Provided data =>
....................
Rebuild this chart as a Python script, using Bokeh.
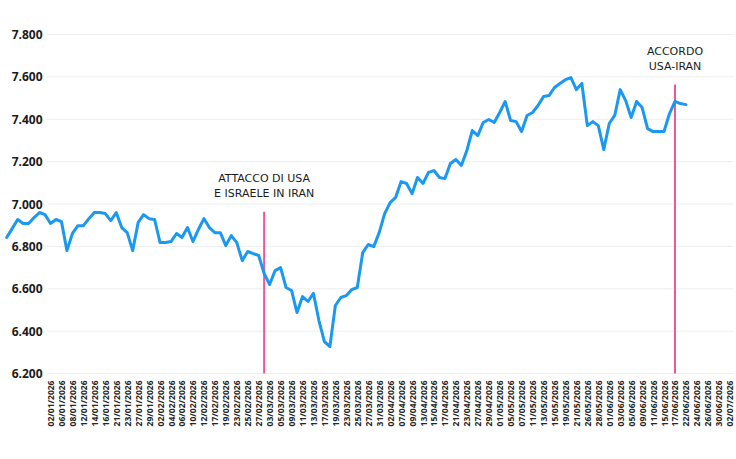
import numpy as np
import pandas as pd
from bokeh.plotting import figure
from bokeh.models import Range1d, FixedTicker
from bokeh.core.properties import value
from bokeh.embed import file_html
from bokeh.resources import INLINE

# US market sessions (exchange holidays removed)
HOLIDAYS = ["2025-12-25", "2026-01-01", "2026-01-19", "2026-02-16",
            "2026-04-03", "2026-05-25", "2026-06-19"]
SESSIONS = pd.bdate_range("2025-12-19", "2026-07-02", freq="C", holidays=HOLIDAYS)
SESSION_LABELS = [d.strftime("%d/%m/%Y") for d in SESSIONS]

AXIS_FIRST = "02/01/2026"
AXIS_LAST = "02/07/2026"

# daily close, one value per session starting 19/12/2025
CLOSE = [
    6842, 6884, 6927, 6908, 6908, 6936, 6960, 6950, 6908, 6927,
    6917, 6780, 6861, 6898, 6898, 6931, 6960, 6960, 6955, 6922,
    6960, 6889, 6865, 6780, 6913, 6950, 6931, 6927, 6818, 6818,
    6823, 6861, 6842, 6889, 6823, 6880, 6931, 6889, 6865, 6865,
    6804, 6851, 6818, 6733, 6776, 6766, 6757, 6672, 6620, 6686,
    6700, 6606, 6592, 6488, 6563, 6540, 6578, 6450, 6351, 6327,
    6521, 6559, 6568, 6596, 6606, 6771, 6809, 6799, 6865, 6955,
    7007, 7031, 7106, 7097, 7049, 7125, 7097, 7149, 7158, 7125,
    7120, 7191, 7210, 7182, 7252, 7347, 7323, 7385, 7399, 7385,
    7432, 7484, 7394, 7389, 7342, 7418, 7432, 7465, 7507, 7512,
    7550, 7569, 7587, 7597, 7540, 7569, 7370, 7389, 7370, 7257,
    7380, 7418, 7540, 7488, 7408, 7484, 7455, 7356, 7342, 7342,
    7342, 7427, 7484, 7474, 7469,
]

Y_TICKS = [6200, 6400, 6600, 6800, 7000, 7200, 7400, 7600, 7800]
Y_TICK_LABELS = ["6.200", "6.400", "6.600", "6.800", "7.000",
                 "7.200", "7.400", "7.600", "7.800"]

EVENT_DATES = ["02/03/2026", "17/06/2026"]
EVENT_LABELS = ["ATTACCO DI USA\nE ISRAELE IN IRAN", "ACCORDO\nUSA-IRAN"]
EVENT_TOPS = [6964, 7564]

BLUE = "#1b98f0"
PINK = "#ee559c"
GRID = "#eeeeee"
INK = "#1c1c1c"

first = SESSION_LABELS.index(AXIS_FIRST)
last = SESSION_LABELS.index(AXIS_LAST)

p = figure(width=736, height=459, output_backend="svg", toolbar_location=None,
           x_range=Range1d(first - 9.13, last + 1.23),
           y_range=Range1d(6143.6, 7960.5),
           y_axis_location=None,
           min_border_left=0, min_border_right=0, min_border_top=0,
           min_border_bottom=74)
p.outline_line_color = None
p.grid.visible = False
p.background_fill_color = "white"
p.border_fill_color = "white"

# horizontal guides across the dated part of the chart
p.segment(x0=first - 0.7, x1=last + 0.7, y0=Y_TICKS, y1=Y_TICKS,
          line_color=GRID, line_width=1)

# value labels drawn inside the frame on the left
p.text(x=first - 1.46, y=Y_TICKS, text=Y_TICK_LABELS,
       text_align="right", text_baseline="middle",
       text_font=value("Open Sans"), text_font_style="bold",
       text_font_size="12px", text_color=INK)

# event markers
ev_x = [SESSION_LABELS.index(d) for d in EVENT_DATES]
p.segment(x0=ev_x, x1=ev_x, y0=[Y_TICKS[0]] * len(ev_x), y1=EVENT_TOPS,
          line_color=PINK, line_width=2)
p.text(x=ev_x, y=EVENT_TOPS, text=EVENT_LABELS, y_offset=-12,
       text_align="center", text_baseline="bottom",
       text_font=value("DejaVu Sans"), text_font_size="11px",
       text_line_height=1.15, text_color=INK)

# price line
p.line(x=list(range(len(CLOSE))), y=CLOSE, line_color=BLUE, line_width=3,
       line_join="round", line_cap="round")

ticks = list(range(first, last + 1, 2))
ax = p.xaxis[0]
ax.ticker = FixedTicker(ticks=ticks)
ax.major_label_overrides = {t: SESSION_LABELS[t] for t in ticks}
ax.major_label_orientation = np.pi / 2
ax.axis_line_color = None
ax.major_tick_line_color = None
ax.major_tick_out = 0
ax.major_tick_in = 0
ax.minor_tick_line_color = None
ax.major_label_standoff = -5
ax.major_label_text_font = "Open Sans"
ax.major_label_text_font_style = "bold"
ax.major_label_text_font_size = "8.5px"
ax.major_label_text_color = "#262626"

open("out.html", "w").write(file_html(p, INLINE))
....................
What to do => Reproduce the data above word for word from its first line through the line that holds "from bokeh.resources import INLINE", both ends included; skip pictures.

Final answer =>
Rebuild this chart as a Python script, using Bokeh.
import numpy as np
import pandas as pd
from bokeh.plotting import figure
from bokeh.models import Range1d, FixedTicker
from bokeh.core.properties import value
from bokeh.embed import file_html
from bokeh.resources import INLINE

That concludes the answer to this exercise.